Michigan State 60, Minnesota 53: Minnesota is almost good enough to be ranked. Almost. The Gophers have lost five of their last six games to ranked teams (that stat courtesy of the wonderful folks in the ESPN research department), including on Wednesday night, when they played Michigan State almost even for 40 minutes in East Lansing and only barely came up short. The Spartans, meanwhile, are starting to find their groove after some struggles in the early nonconference season. Sound familiar? (I meant that rhetorically. Of course it sounds familiar. The Spartans do this every year.)

Pittsburgh 67, Connecticut 57: Dana said it best last night: Pitt is legit. Simple, syntactically rhythmic and also, you know, true. Pittsburgh was supposed to rebuild in 2009-10. They were supposed to feel every pound of DEJuan Blair's body mass lifted from underneath the opponent's basket. (Which, by the way, note to every NBA GM that didn't take Blair in the late first or early second round: You are idiots. I'm not the first to tell you, but I'll gladly join the chorus. Letting Blair go to the Spurs in the late second round. Unbelievable.) Anyway, the point is, Pittsburgh isn't missing its big three nearly as much as we all thought. They're doing just fine, actually, perched quite neatly atop the Big East with wins at Syracuse , at Cincy and now at UConn. Jamie Dixon: coach of the year?

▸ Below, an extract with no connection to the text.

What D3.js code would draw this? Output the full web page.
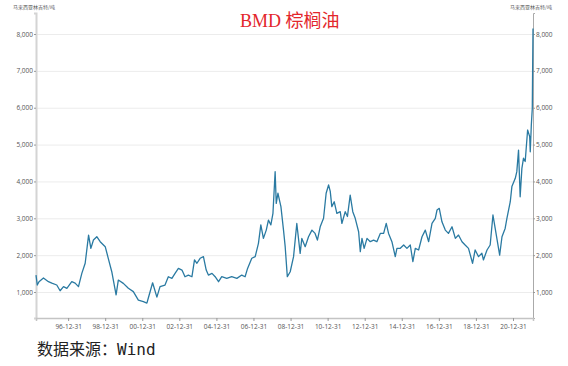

Everywhere else: Duke destroyed Boston College at Cameron, which: duh ... Syracuse dismantled Rutgers in New Jersey, which again: duh ... BYU had no problems with Air Force on its way to a 12th win in a row, and speaking of coach of the year candidates, Dave Rose, come on down ... Northwestern had a chance to notch a huge Big Ten win over Wisconsin but lost hold of the game in the closing minutes, losing 60-50 and taking another step toward a perpetual NCAA tourney-less existence ... Georgia plays hard, that's for sure; unfortunately the Bulldogs' best effort is often not quite good enough, and such was the case in yet another close loss to a ranked team Wednesday night ... Hey, wait a second. Is that Virginia? Beating Georgia Tech? Why yes, yes it is! More on this later in the day ... Utah State outlasted Nevada in a close overtime WAC win ... Vanderbilt barely escaped Alabama in Tuscaloosa ... and Xavier battled toward the top of the A-10 with a win over Charlotte.
Sometimes, college basketball yields weirdness beyond what anyone could normally conceive. Today is one of those days.

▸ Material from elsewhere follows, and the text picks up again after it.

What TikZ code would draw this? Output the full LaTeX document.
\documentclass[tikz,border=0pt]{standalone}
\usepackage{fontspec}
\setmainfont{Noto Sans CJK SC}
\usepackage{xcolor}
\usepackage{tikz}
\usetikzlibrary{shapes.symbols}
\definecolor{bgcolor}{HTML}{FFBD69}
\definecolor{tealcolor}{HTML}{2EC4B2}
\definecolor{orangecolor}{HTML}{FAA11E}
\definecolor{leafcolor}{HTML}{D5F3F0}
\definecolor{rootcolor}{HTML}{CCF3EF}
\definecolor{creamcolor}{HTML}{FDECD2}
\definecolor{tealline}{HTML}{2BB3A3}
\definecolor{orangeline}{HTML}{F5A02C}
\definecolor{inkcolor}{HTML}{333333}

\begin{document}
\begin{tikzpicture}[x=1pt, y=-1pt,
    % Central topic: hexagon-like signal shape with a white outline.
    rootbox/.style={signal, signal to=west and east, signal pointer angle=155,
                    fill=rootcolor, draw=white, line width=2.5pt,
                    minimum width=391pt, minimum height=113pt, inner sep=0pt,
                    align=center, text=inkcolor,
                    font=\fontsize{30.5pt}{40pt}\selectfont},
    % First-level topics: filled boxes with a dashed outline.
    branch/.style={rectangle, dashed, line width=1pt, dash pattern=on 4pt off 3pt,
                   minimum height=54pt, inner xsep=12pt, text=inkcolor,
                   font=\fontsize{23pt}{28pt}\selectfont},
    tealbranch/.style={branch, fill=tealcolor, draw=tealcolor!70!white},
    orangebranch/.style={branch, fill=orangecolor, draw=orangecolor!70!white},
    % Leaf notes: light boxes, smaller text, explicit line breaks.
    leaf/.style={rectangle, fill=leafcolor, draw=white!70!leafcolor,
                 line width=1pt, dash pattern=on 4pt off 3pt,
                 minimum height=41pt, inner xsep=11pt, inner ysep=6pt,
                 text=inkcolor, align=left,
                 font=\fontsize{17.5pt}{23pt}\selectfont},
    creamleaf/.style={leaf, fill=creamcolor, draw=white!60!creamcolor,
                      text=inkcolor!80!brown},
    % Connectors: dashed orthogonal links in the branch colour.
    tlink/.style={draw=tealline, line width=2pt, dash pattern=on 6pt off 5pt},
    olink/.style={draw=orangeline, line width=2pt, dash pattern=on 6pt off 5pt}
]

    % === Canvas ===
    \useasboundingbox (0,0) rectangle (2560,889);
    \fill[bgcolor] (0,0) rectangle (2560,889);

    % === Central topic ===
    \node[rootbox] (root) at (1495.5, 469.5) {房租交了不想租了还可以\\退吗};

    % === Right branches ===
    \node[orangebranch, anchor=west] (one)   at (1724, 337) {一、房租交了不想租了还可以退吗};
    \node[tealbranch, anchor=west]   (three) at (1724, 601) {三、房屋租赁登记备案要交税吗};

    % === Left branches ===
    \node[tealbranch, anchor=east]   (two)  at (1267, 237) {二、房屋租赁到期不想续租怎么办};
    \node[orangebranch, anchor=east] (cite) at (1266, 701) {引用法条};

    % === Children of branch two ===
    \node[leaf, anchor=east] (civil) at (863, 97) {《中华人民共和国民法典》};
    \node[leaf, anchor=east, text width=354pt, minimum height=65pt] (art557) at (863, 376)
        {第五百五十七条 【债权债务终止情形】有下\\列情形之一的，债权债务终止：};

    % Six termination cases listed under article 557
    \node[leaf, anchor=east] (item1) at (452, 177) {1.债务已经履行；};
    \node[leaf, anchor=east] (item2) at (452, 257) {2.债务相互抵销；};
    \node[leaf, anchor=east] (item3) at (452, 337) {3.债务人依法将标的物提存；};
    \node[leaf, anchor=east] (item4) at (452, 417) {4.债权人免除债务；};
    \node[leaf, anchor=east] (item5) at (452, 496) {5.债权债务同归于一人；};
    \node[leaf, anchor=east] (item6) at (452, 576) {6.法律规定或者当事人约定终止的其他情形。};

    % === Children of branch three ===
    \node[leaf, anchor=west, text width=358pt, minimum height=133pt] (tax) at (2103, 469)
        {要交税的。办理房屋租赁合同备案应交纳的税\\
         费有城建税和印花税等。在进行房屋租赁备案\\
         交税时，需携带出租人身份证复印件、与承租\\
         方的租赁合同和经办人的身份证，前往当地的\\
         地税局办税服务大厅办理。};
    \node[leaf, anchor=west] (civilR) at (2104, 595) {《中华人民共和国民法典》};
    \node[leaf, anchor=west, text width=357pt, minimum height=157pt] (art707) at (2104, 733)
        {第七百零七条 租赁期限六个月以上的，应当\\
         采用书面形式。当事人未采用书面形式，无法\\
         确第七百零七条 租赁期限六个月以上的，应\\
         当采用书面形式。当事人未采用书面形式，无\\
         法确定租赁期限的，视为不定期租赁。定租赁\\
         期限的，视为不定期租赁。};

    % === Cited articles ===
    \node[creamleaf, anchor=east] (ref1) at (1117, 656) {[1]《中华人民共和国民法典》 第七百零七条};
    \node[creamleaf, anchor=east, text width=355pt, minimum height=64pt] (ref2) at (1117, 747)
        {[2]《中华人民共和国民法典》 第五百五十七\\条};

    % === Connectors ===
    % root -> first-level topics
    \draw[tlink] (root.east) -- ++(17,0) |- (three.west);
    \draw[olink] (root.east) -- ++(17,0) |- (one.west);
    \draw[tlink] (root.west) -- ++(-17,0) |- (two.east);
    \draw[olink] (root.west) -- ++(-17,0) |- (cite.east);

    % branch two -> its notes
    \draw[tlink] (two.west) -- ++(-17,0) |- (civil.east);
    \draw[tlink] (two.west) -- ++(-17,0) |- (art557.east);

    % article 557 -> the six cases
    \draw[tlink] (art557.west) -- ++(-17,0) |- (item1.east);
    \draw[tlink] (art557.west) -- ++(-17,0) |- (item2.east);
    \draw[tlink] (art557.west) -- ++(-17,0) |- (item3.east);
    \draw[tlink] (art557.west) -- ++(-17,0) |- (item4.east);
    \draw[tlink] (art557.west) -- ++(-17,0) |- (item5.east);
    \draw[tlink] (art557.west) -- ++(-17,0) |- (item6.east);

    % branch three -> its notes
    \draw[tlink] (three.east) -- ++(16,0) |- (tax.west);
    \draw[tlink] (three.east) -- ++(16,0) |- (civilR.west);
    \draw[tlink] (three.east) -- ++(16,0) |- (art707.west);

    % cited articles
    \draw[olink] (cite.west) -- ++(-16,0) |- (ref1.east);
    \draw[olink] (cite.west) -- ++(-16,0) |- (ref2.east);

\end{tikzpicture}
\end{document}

The story goes like this: Louisiana Tech was hosting Nevada Saturday at the Thomas Assembly Center, where Karl Malone Floor (Malone attended Louisiana Tech) adorns the playing surface. The floor was apparently surfaced in December. Nevada, as is frequent custom, brought its own chairs to the game and placed them in the middle of the floor in front of the Wolfpack bench for timeouts. According to varying reports, the Mailman was on hand, and the Mailman doesn't much like you scratching up his court.

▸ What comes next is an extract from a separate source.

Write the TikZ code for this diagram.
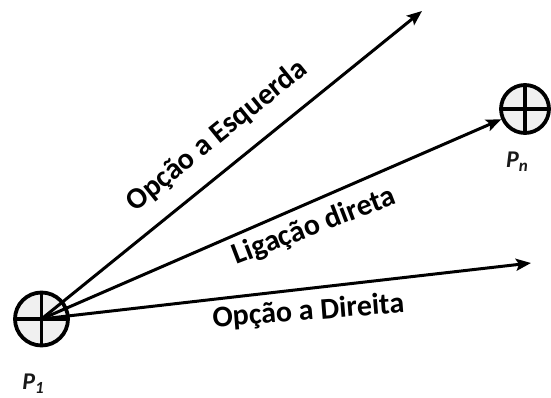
\documentclass[tikz,border=0pt]{standalone}
\usepackage{fontspec}
\setmainfont{Carlito}
\usetikzlibrary{arrows.meta}
\tikzset{
  ponto/.style={circle, draw, line width=3.8pt, fill=black!6, inner sep=0pt,
    path picture={\draw[line width=3.2pt] (path picture bounding box.north) -- (path picture bounding box.south)
      (path picture bounding box.west) -- (path picture bounding box.east);}},
  rota/.style={line width=3pt, -{Stealth[length=15pt, width=12pt, inset=3pt]}},
  rotulo/.style={font=\bfseries\fontsize{30}{32}\selectfont, inner sep=0pt, anchor=base},
  nome/.style={font=\bfseries\itshape\fontsize{24}{26}\selectfont, text=black!90, inner sep=0pt}
}
\begin{document}
\begin{tikzpicture}[x=1pt, y=-1pt]
\useasboundingbox (0,0) rectangle (551,398);
\node[ponto, minimum size=53pt] (p1) at (41.5,319){};
\node[ponto, minimum size=48pt] (pn) at (525,109){};
\coordinate (esq) at (422,11);
\coordinate (dir) at (531,263);
\draw[rota] (p1.center) -- (esq);
\draw[rota] (p1.center) -- (pn);
\draw[rota] (p1.center) -- (dir);
\node[rotulo, rotate=39] (tesq) at (222,142) {Opção a Esquerda};
\node[rotulo, rotate=21] (tlig) at (317,234) {Ligação direta};
\node[rotulo, rotate=4.5] (tdir) at (309,320) {Opção a Direita};
\node[nome] (np1) at (33,384) {P\raisebox{-0.35ex}{\fontsize{17}{18}\selectfont 1}};
\node[nome] (npn) at (517,162) {P\raisebox{-0.35ex}{\fontsize{17}{18}\selectfont n}};
\end{tikzpicture}
\end{document}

Karl Malone wasn't particularly thrilled with Nevada bringing small folding chairs onto "his" court during the media timeouts of Saturday's Tech-Nevada basketball game at the Thomas Assembly Center. Bringing chairs or stools onto the court during timeouts is standard practice all around the country, but Malone voiced his displeasure, and the Nevada staff was told staff to keep the chairs off the floor (which was sanded and sealed in December). Nevada continued to use its chairs throughout the rest of the first half, and may or may not have antagonized Malone by using some extra oomph when setting the chairs on the hardwood.

So during halftime Malone grabbed Nevada's portable furniture and threw it in a dumpster outside the arena. Allegedly.

That's from Monroe (La.) News Star reporter Ethan Conley, who spoke with La. Tech deputy athletic director Bruce Van De Velde about the supposed altercation. Van De Velde says the story is "a little bit embellished." He also added that Karl "takes a lot of pride in the floor," but that he "didn't remove" any chairs. Other reports differ: Nevada athletic director Cary Groth said she couldn't confirm or deny whether the chairs were in fact delivered to the dumpster by Malone, only that when Nevada came back from halftime they were not there.

Whether Malone moved them or not, the mere mental picture of an angry, plaid-clad Karl Malone hauling plush sideline chairs out to the dumpster, muttering under his breath the whole way, is good enough for me. I'll never un-know this image, whether it actually ever existed or not. I am totally cool with that.